— BEGIN Provided information —

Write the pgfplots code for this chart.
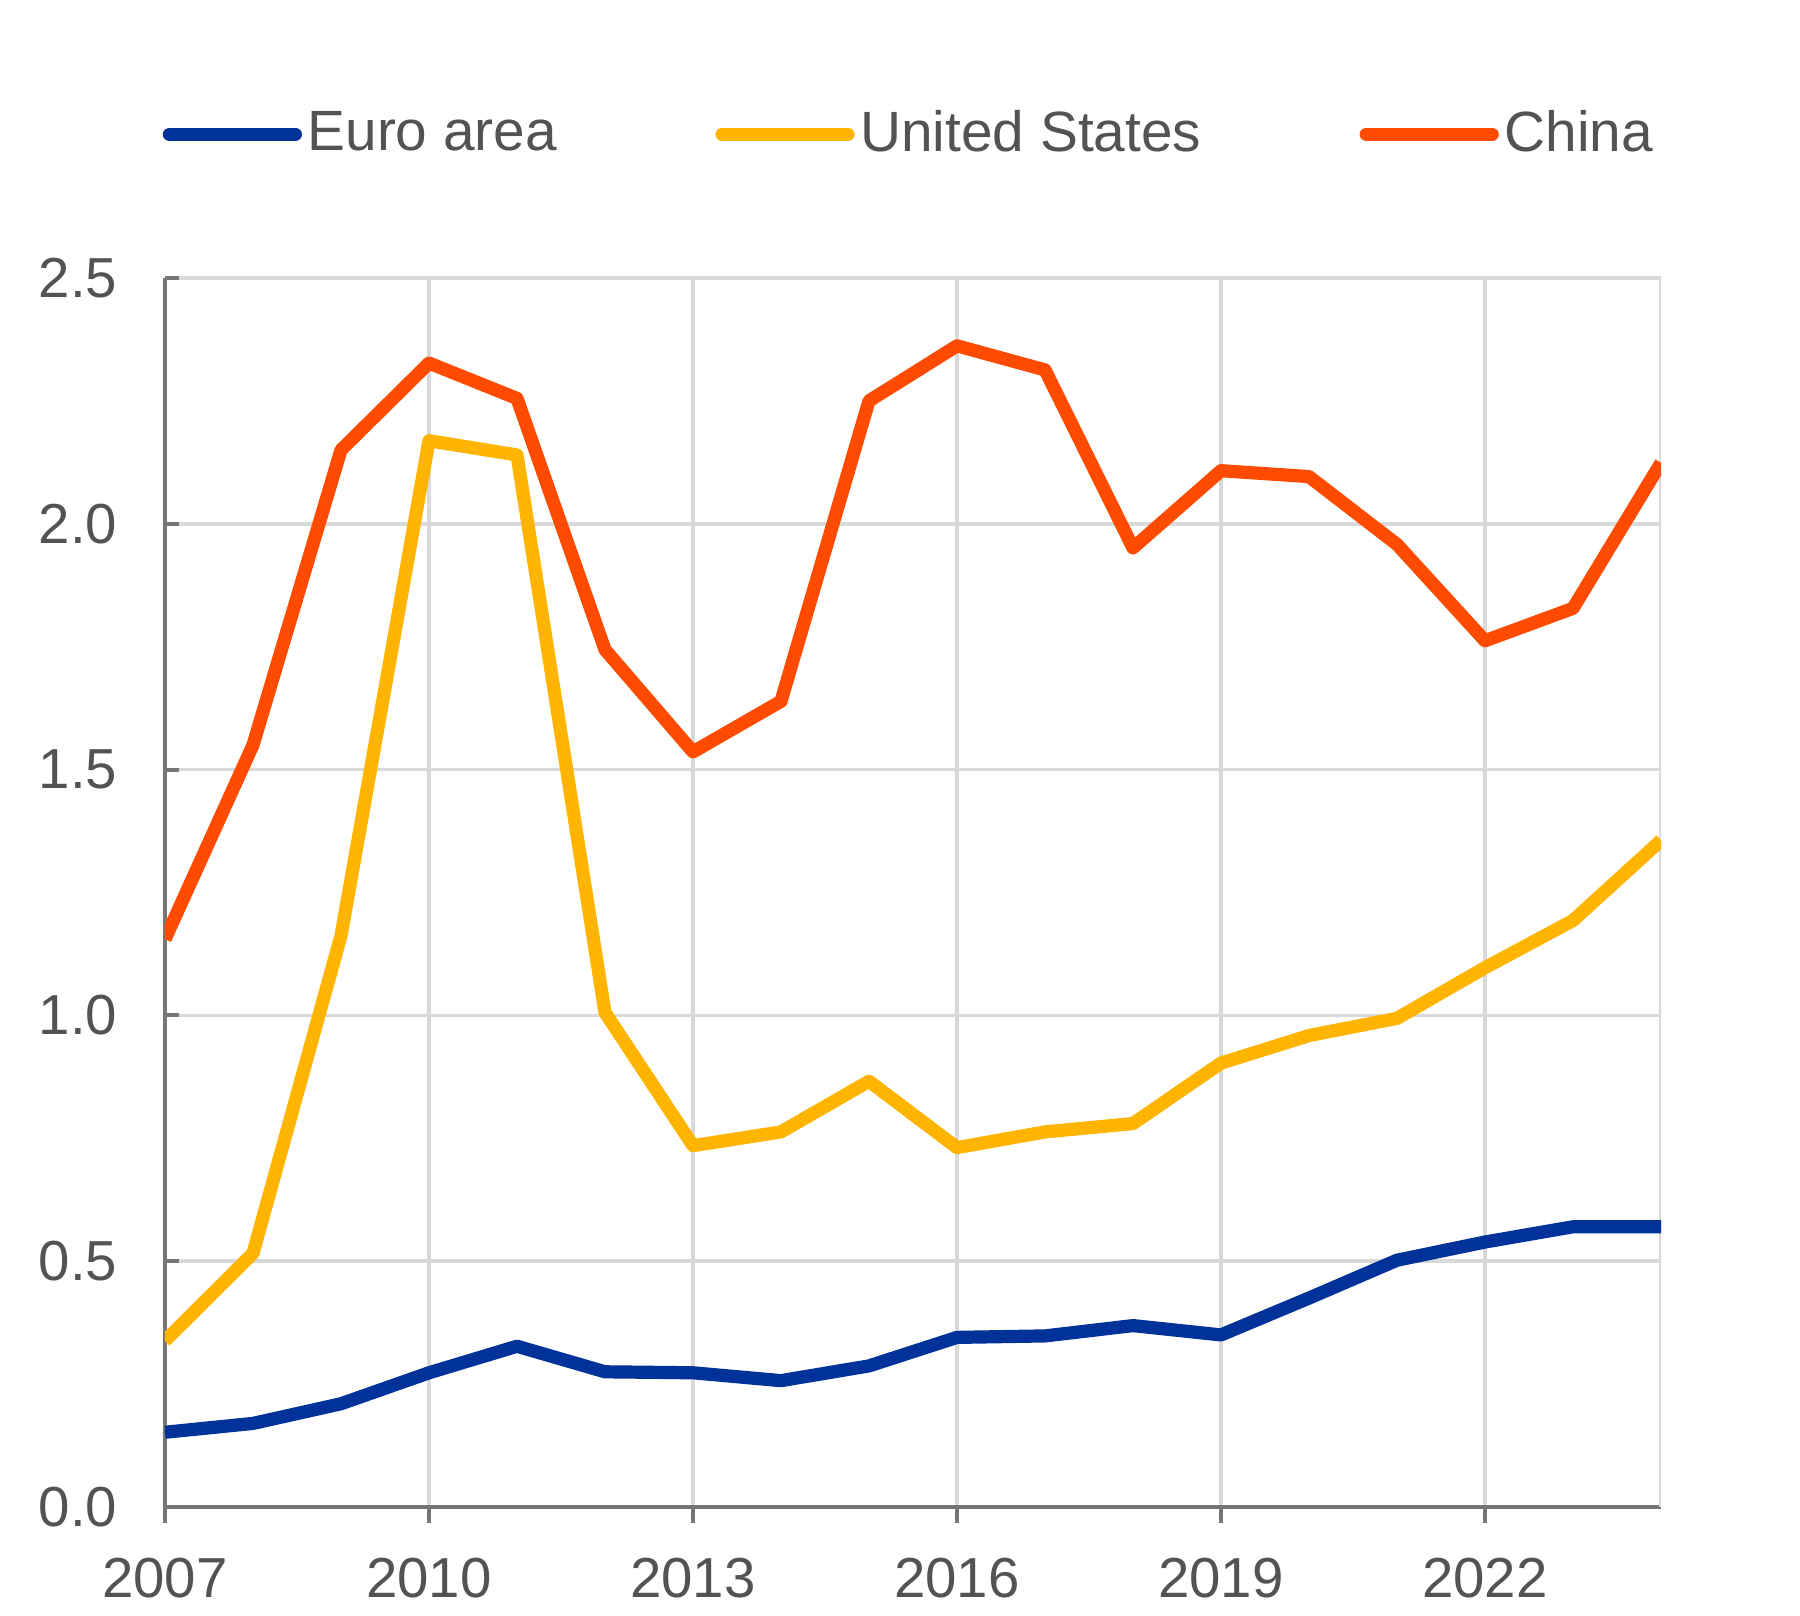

— END Provided information —
— BEGIN Provided information —

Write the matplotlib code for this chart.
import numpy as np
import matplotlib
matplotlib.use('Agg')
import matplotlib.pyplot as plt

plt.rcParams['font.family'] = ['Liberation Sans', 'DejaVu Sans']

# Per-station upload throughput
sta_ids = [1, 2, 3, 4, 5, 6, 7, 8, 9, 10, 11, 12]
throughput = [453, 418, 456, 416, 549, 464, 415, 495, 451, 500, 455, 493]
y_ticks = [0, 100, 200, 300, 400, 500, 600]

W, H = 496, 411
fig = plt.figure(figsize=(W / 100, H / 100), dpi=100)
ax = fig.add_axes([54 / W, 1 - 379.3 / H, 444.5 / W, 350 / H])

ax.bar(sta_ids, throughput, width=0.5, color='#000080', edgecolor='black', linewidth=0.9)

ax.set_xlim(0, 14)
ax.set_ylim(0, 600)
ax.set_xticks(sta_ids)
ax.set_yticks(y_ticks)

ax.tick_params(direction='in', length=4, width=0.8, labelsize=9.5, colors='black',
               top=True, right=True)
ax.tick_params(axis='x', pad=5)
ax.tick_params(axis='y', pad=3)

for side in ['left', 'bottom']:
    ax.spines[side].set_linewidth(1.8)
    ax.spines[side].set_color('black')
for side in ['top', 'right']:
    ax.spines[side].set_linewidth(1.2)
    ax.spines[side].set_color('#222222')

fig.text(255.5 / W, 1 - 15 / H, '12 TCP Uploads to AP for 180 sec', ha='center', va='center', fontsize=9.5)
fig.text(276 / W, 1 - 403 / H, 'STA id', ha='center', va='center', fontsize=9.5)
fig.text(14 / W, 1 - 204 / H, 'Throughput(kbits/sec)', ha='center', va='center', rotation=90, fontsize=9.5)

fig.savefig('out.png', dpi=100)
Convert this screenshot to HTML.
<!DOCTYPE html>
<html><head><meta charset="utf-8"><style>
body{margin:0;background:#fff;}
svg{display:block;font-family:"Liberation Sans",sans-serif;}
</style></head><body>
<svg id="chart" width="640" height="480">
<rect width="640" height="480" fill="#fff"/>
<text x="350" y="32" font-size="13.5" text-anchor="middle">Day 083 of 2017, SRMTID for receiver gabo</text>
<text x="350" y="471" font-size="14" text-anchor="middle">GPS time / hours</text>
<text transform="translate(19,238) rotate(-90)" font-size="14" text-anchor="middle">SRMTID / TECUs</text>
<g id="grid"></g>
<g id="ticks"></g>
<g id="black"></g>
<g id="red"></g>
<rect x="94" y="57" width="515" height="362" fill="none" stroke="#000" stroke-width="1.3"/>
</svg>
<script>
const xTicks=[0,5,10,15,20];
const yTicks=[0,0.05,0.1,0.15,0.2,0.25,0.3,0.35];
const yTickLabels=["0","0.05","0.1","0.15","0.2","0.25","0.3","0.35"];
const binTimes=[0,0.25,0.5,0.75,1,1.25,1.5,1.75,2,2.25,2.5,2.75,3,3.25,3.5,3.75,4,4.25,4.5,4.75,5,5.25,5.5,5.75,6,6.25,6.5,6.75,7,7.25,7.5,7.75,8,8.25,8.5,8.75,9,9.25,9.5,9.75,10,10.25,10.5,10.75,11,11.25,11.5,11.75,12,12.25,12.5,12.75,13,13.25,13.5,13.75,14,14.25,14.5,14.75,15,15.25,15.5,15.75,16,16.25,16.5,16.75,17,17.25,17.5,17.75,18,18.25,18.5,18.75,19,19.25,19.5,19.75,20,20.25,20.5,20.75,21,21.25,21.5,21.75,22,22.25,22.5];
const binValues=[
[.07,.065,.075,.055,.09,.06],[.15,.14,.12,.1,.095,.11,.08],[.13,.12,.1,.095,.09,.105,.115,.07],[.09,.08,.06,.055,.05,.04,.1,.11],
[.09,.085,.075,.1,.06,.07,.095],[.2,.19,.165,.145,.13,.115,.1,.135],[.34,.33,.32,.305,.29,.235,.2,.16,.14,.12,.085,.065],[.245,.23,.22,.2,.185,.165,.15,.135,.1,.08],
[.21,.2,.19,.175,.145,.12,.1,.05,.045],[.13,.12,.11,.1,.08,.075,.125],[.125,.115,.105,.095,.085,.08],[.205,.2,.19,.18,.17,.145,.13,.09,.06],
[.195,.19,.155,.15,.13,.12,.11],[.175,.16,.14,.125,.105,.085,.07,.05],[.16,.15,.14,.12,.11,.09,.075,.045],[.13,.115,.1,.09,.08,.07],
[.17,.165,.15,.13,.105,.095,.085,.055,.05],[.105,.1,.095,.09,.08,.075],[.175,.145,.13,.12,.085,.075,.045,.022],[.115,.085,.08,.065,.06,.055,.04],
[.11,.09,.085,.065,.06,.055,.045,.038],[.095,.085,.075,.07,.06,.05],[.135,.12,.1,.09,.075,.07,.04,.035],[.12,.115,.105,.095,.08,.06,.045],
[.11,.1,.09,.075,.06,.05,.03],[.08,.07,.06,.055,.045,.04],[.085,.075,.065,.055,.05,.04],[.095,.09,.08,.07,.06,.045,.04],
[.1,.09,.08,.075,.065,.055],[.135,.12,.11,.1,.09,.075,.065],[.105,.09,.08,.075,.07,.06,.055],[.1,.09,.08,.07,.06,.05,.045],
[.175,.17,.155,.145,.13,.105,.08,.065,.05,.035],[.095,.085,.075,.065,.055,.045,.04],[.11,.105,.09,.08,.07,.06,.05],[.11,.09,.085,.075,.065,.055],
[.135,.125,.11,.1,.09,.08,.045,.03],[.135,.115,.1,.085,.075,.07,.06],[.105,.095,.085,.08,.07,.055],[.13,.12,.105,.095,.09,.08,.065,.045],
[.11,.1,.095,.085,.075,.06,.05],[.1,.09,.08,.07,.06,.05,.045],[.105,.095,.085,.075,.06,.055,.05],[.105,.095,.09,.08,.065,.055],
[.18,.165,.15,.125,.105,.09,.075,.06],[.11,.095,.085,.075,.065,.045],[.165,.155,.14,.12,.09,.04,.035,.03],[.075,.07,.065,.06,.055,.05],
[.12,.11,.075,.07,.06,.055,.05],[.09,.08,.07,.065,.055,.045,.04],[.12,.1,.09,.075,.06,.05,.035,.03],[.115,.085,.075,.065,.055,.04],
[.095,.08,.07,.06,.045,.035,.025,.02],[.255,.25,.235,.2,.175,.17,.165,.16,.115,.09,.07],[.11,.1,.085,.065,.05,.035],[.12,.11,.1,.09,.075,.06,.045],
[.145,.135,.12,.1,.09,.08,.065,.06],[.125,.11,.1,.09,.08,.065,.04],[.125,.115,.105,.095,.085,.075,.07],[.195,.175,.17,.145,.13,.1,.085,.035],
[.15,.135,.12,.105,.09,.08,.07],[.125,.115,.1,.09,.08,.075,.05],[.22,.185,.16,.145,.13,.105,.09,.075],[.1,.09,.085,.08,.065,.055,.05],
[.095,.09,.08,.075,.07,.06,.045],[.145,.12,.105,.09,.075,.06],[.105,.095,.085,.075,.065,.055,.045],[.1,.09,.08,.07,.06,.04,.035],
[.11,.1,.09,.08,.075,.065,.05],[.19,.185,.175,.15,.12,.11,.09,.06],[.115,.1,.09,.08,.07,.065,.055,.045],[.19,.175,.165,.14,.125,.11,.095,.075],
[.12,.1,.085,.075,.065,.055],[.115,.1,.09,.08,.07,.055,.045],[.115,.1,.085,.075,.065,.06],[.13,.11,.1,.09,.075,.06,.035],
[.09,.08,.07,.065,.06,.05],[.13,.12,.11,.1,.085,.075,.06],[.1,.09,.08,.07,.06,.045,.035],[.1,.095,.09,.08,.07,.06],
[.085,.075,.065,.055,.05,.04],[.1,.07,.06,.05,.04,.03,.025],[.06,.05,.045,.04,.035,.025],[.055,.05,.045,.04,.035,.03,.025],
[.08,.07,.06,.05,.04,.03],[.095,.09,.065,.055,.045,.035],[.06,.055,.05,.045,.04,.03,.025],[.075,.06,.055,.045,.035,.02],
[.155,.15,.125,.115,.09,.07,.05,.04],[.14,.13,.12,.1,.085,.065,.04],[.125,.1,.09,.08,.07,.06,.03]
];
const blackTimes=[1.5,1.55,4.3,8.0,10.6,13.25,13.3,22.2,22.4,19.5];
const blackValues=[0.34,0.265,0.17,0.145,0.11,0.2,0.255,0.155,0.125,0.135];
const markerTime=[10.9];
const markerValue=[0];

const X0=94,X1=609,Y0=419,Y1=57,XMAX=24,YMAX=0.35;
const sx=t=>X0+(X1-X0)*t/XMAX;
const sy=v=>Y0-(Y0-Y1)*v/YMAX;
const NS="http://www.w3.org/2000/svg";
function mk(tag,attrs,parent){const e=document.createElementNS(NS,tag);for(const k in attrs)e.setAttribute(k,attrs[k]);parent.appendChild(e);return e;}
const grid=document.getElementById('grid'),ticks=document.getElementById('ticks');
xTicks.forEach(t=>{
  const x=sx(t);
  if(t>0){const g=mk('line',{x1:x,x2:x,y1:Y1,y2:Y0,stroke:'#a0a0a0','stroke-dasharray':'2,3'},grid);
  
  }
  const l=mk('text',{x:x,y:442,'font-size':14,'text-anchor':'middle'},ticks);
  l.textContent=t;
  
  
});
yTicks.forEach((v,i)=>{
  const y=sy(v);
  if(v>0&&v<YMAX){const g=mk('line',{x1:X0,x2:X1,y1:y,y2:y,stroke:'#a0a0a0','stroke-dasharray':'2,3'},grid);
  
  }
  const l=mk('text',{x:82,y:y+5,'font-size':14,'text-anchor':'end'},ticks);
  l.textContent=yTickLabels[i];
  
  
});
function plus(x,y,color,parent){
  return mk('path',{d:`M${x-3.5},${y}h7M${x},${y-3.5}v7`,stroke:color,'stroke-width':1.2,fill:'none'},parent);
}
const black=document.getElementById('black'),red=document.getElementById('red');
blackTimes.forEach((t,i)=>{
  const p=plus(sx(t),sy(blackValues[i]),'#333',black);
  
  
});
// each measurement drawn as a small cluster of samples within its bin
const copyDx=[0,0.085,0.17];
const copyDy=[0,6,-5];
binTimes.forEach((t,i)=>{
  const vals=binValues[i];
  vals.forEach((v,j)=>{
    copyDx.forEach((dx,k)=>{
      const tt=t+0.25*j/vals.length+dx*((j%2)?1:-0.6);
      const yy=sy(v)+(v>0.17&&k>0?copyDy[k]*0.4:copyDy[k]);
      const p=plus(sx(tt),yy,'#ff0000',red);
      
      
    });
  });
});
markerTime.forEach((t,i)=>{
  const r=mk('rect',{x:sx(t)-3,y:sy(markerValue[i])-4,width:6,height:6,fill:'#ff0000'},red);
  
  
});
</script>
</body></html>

— END Provided information —

Exercise objective:
Between the line containing "Write the matplotlib code for this chart." and the line containing "fig.savefig('out.png', dpi=100)" lies the part to return. Return it exactly, counting both of those lines.

Task response:
Write the matplotlib code for this chart.
import numpy as np
import matplotlib
matplotlib.use('Agg')
import matplotlib.pyplot as plt

plt.rcParams['font.family'] = ['Liberation Sans', 'DejaVu Sans']

# Per-station upload throughput
sta_ids = [1, 2, 3, 4, 5, 6, 7, 8, 9, 10, 11, 12]
throughput = [453, 418, 456, 416, 549, 464, 415, 495, 451, 500, 455, 493]
y_ticks = [0, 100, 200, 300, 400, 500, 600]

W, H = 496, 411
fig = plt.figure(figsize=(W / 100, H / 100), dpi=100)
ax = fig.add_axes([54 / W, 1 - 379.3 / H, 444.5 / W, 350 / H])

ax.bar(sta_ids, throughput, width=0.5, color='#000080', edgecolor='black', linewidth=0.9)

ax.set_xlim(0, 14)
ax.set_ylim(0, 600)
ax.set_xticks(sta_ids)
ax.set_yticks(y_ticks)

ax.tick_params(direction='in', length=4, width=0.8, labelsize=9.5, colors='black',
               top=True, right=True)
ax.tick_params(axis='x', pad=5)
ax.tick_params(axis='y', pad=3)

for side in ['left', 'bottom']:
    ax.spines[side].set_linewidth(1.8)
    ax.spines[side].set_color('black')
for side in ['top', 'right']:
    ax.spines[side].set_linewidth(1.2)
    ax.spines[side].set_color('#222222')

fig.text(255.5 / W, 1 - 15 / H, '12 TCP Uploads to AP for 180 sec', ha='center', va='center', fontsize=9.5)
fig.text(276 / W, 1 - 403 / H, 'STA id', ha='center', va='center', fontsize=9.5)
fig.text(14 / W, 1 - 204 / H, 'Throughput(kbits/sec)', ha='center', va='center', rotation=90, fontsize=9.5)

fig.savefig('out.png', dpi=100)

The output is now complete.